I have been doing some experimenting with scan and have some questions for
you scan users out there. Here is a blurb from the csound manual on scanned 
synthesis... 

"Scanned synthesis is a variant of physical modeling, where a network of masses connected by springs is used to generate a dynamic waveform. The opcode scanu defines the mass/spring network and sets it in motion. The opcode scans follows a predefined path (trajectory) around the network and outputs the detected waveform. Several scans instances may follow different paths around the same network.

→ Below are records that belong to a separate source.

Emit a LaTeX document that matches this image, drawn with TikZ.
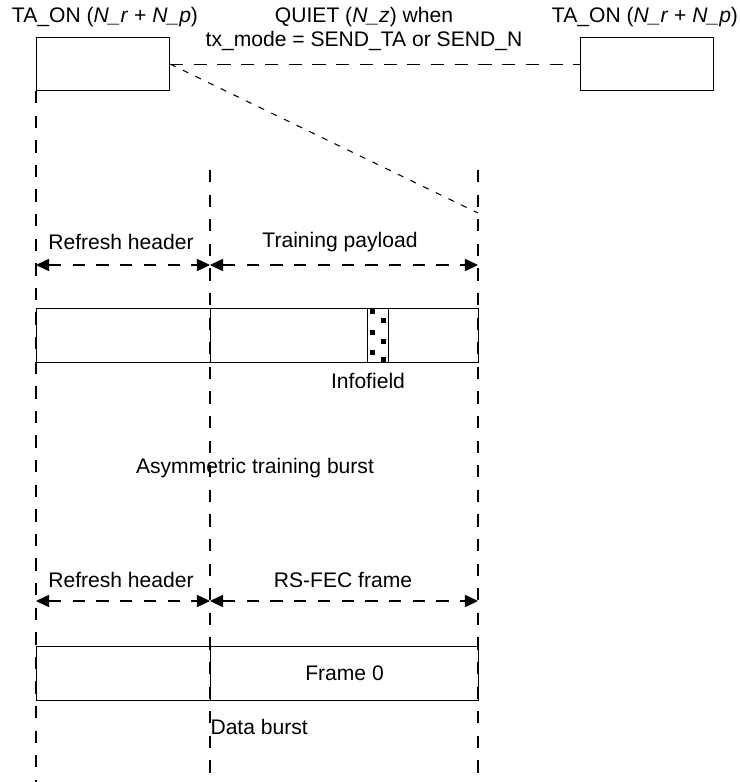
\documentclass[tikz,border=0pt]{standalone}
\usepackage{fontspec}
\setmainfont{Liberation Sans}
\usetikzlibrary{arrows.meta}

\newcommand{\pxu}{0.02cm}

\begin{document}
\begin{tikzpicture}[x=0.02cm, y=-0.02cm, line width=0.6pt,
        burst box/.style={draw, rectangle, inner sep=0pt, anchor=north west,
            font=\fontsize{12}{14}\selectfont},
        label text/.style={inner sep=0pt, font=\fontsize{12}{14}\selectfont},
        guide line/.style={dash pattern=on 7pt off 7pt},
        quiet line/.style={dash pattern=on 7.5pt off 6pt},
        link line/.style={dash pattern=on 3.5pt off 4.5pt},
        span arrow/.style={{Triangle[length=7.5pt,width=7pt]}-{Triangle[length=7.5pt,width=7pt]},
            dash pattern=on 7pt off 6.5pt}]

    \useasboundingbox (0,0) rectangle (740,782);

    % Top: TA_ON / QUIET
    \node[burst box, minimum width=133*\pxu, minimum height=53*\pxu] (onL) at (36,37) {};
    \node[burst box, minimum width=133*\pxu, minimum height=53*\pxu] (onR) at (580,37) {};
    \node[label text, anchor=base] (tonL) at (105,22) {TA\_ON (\textit{N\_r} + \textit{N\_p})};
    \node[label text, anchor=base] (tonR) at (645,22) {TA\_ON (\textit{N\_r} + \textit{N\_p})};
    \node[label text, anchor=base] (quiet1) at (364,22) {QUIET (\textit{N\_z}) when};
    \node[label text, anchor=base] (quiet2) at (364,46) {tx\_mode = SEND\_TA or SEND\_N};
    \draw[quiet line] (onL.east) -- (onR.west);

    % Guide lines
    \coordinate (gLbot) at (36,782);
    \coordinate (gMtop) at (210,170);
    \coordinate (gMbot) at (210,782);
    \coordinate (gRtop) at (478,170);
    \coordinate (gRbot) at (478,782);
    \coordinate (zoomEnd) at (478,213);
    \draw[guide line] (onL.south west) -- (gLbot);
    \draw[guide line] (gMtop) -- (gMbot);
    \draw[guide line] (gRtop) -- (gRbot);
    \draw[link line] (onL.east) -- (zoomEnd);

    % Asymmetric training burst
    \coordinate (a1) at (36,265);
    \coordinate (a2) at (210,265);
    \coordinate (a3) at (478,265);
    \draw[span arrow] (a1) -- (a2);
    \draw[span arrow] (a2) -- (a3);
    \node[label text] (hdrTxtA) at (121,242) {Refresh header};
    \node[label text] (payTxt) at (340,242) {Training payload};

    \node[burst box, minimum width=174*\pxu, minimum height=54*\pxu] (hdrA) at (36,308) {};
    \node[burst box, minimum width=268*\pxu, minimum height=54*\pxu] (payA) at (210,308) {};
    \node[burst box, minimum width=21*\pxu, minimum height=54*\pxu] (info) at (367,308) {};
    \foreach \yy in {309,330,350}
        \fill (370,\yy) rectangle ++(5,5);
    \foreach \yy in {318,339,357}
        \fill (381,\yy) rectangle ++(5,5);
    \node[label text] (infoTxt) at (368,381) {Infofield};
    \node[label text] (asymTxt) at (255,468) {Asymmetric training burst};

    % Data burst
    \coordinate (b1) at (36,601);
    \coordinate (b2) at (210,601);
    \coordinate (b3) at (478,601);
    \draw[span arrow] (b1) -- (b2);
    \draw[span arrow] (b2) -- (b3);
    \node[label text] (hdrTxtB) at (121,580) {Refresh header};
    \node[label text] (fecTxt) at (343,580) {RS-FEC frame};

    \node[burst box, minimum width=174*\pxu, minimum height=54*\pxu] (hdrB) at (36,646) {};
    \node[burst box, minimum width=268*\pxu, minimum height=54*\pxu] (frm) at (210,646) {Frame 0};
    \node[label text, anchor=west] (dataTxt) at (210,727) {Data burst};
\end{tikzpicture}
\end{document}
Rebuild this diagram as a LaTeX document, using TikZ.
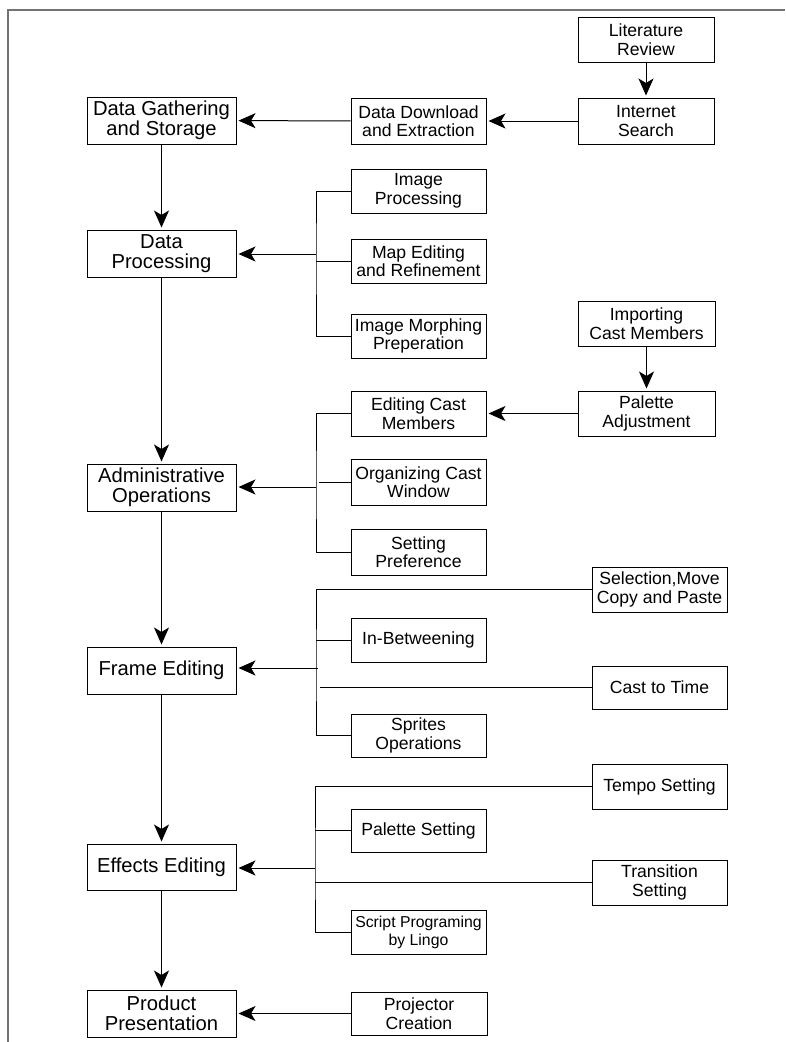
\documentclass[tikz,border=0pt]{standalone}
\usepackage{fontspec}
\setmainfont{Liberation Sans}
\usetikzlibrary{arrows.meta,calc}
\tikzset{
  box/.style={draw=black, line width=1pt, align=center, inner sep=0pt,
    minimum width=135pt, minimum height=45pt,
    font=\fontsize{17.6}{18.5}\selectfont},
  bigbox/.style={box, minimum width=149pt, minimum height=47pt,
    font=\fontsize{20.2}{20.5}\selectfont},
  link/.style={draw=black, line width=1pt},
  arr/.style={link, -{Stealth[length=17pt, width=15pt, inset=4.5pt]}, shorten >=2pt},
  frameline/.style={draw=black!55, line width=1.6pt}
}
\begin{document}
\begin{tikzpicture}[x=1pt, y=-1pt]
\useasboundingbox (0,0) rectangle (785,1042);
\coordinate (f1) at (785,10);
\coordinate (f2) at (8,10);
\coordinate (f3) at (8,1042);
\draw[frameline] (f1) -- (f2) -- (f3);

% top row
\node[box, minimum width=136pt] (lit) at (646,39.5) {Literature\\Review};
\node[box, minimum width=136pt, minimum height=46pt] (inet) at (646,121) {Internet\\Search};
\node[box, minimum height=46pt] (ddx) at (418.5,121) {Data Download\\and Extraction};
\node[bigbox] (dgs) at (161.5,120.5) {Data Gathering\\and Storage};

% data processing group
\node[box, minimum height=44pt] (ip) at (418.5,191) {Image\\Processing};
\node[box, minimum height=44pt] (mr) at (418.5,261) {Map Editing\\and Refinement};
\node[box, minimum height=44pt] (mp) at (418.5,336) {Image Morphing\\Preperation};
\node[bigbox] (dp) at (161.5,253.5) {Data\\Processing};

% administrative group
\node[box, minimum width=137pt] (icm) at (646.5,323.5) {Importing\\Cast Members};
\node[box, minimum width=137pt] (pa) at (646.5,413.5) {Palette\\Adjustment};
\node[box] (ecm) at (418.5,413.5) {Editing Cast\\Members};
\node[box, minimum height=46pt] (ocw) at (418.5,482) {Organizing Cast\\Window};
\node[box, minimum height=46pt] (sp) at (418.5,552) {Setting\\Preference};
\node[bigbox] (ao) at (161.5,487.5) {Administrative\\Operations};

% frame editing group
\node[box] (scp) at (659.5,589.5) {Selection,Move\\Copy and Paste};
\node[box, minimum height=44pt] (ib) at (418.5,640) {In-Betweening};
\node[box, minimum height=43pt] (ctt) at (659.5,687.5) {Cast to Time};
\node[box, minimum height=43pt] (so) at (418.5,735.5) {Sprites\\Operations};
\node[bigbox] (fe) at (161.5,670.5) {Frame Editing};

% effects group
\node[box] (ts) at (659.5,786.5) {Tempo Setting};
\node[box, minimum height=43pt] (ps) at (418.5,830.5) {Palette Setting};
\node[box] (trs) at (659.5,882.5) {Transition\\Setting};
\node[box, minimum height=44pt, font=\fontsize{15.8}{18}\selectfont] (spl) at (418.5,932) {Script Programing\\by Lingo};
\node[bigbox, minimum height=46pt] (ee) at (161.5,867) {Effects Editing};

% product
\node[box, minimum width=136pt, minimum height=43pt] (pc) at (419,1013.5) {Projector\\Creation};
\node[bigbox] (pp) at (161.5,1013.5) {Product\\Presentation};

% junction coordinates
\coordinate (g1) at (316,254);
\coordinate (g2) at (316,487);
\coordinate (g3) at (316,668);
\coordinate (g4) at (315,868);

% top connectors
\draw[arr] (lit) -- (inet);
\draw[arr] (inet) -- (ddx);
\draw[arr] (ddx) -- (dgs);

% main column
\draw[arr] (dgs) -- (dp);
\draw[arr] (dp) -- (ao);
\draw[arr] (ao) -- (fe);
\draw[arr] (fe) -- (ee);
\draw[arr] (ee) -- (pp);
\draw[arr] (pc) -- (pp);

% group 1
\draw[link] (ip.west) -| (g1) |- (mp.west);
\draw[link] (mr.west) -- (mr.west -| g1);
\draw[arr] (g1) -- (g1 -| dp.east);

% group 2
\draw[arr] (icm) -- (pa);
\draw[arr] (pa) -- (ecm);
\draw[link] (ecm.west) -| (g2) |- (sp.west);
\draw[link] (ocw.west) -- ([xshift=3pt]ocw.west -| g2);
\draw[arr] (g2) -- (g2 -| ao.east);

% group 3
\draw[link] (scp.west) -| (g3) |- (so.west);
\draw[link] (ib.west) -- (ib.west -| g3);
\draw[link] (ctt.west) -- ([xshift=4pt]ctt.west -| g3);
\draw[arr] ([xshift=2pt]g3) -- (g3 -| fe.east);

% group 4
\draw[link] (ts.west) -| (g4) |- (spl.west);
\draw[link] (ps.west) -- (ps.west -| g4);
\draw[link] (trs.west) -- (trs.west -| g4);
\draw[arr] (g4) -- (g4 -| ee.east);
\end{tikzpicture}
\end{document}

The Csound implementation adds support for a scanning path or matrix. Essentially, this offers the possibility of reconnecting the masses in different orders, causing the signal to propagate quite differently. They do not necessarily need to be connected to their direct neighbors. Essentially, the matrix has the effect of “molding” this surface into a radically different shape."

Most of the matrix files I have seen, use 1 or 0 to represent if a mass is active or not.
How does one denote the order an impulse will travel though the mass network?

Also, I have been experimenting with different matrix designs. Sometimes I get interesting
results sometimes not. Has anyone gleaned any useful insight on how to design a 
good matrix? Does it help to approach their design from a physical perspective?
For example I was thinking it would be interesting to apply Chladni plate mathematics
to scanned synthesis. Check it out...
http://local.wasp.uwa.edu.au/~pbourke/surfaces_curves/chladni/

Ernest Florens Friedrich Chladni (1756 - 1827) performed many experiments to study 
the nodes of vibration of circular and square plates, generally fixed in the center and 
driven with a violin bow. The modes of vibration were identified by scattering salt or 
sand on the plate, these small particles end up in the places of zero vibration. 

If the scan mass network matched these vibrational patterns would I get the 
original sound?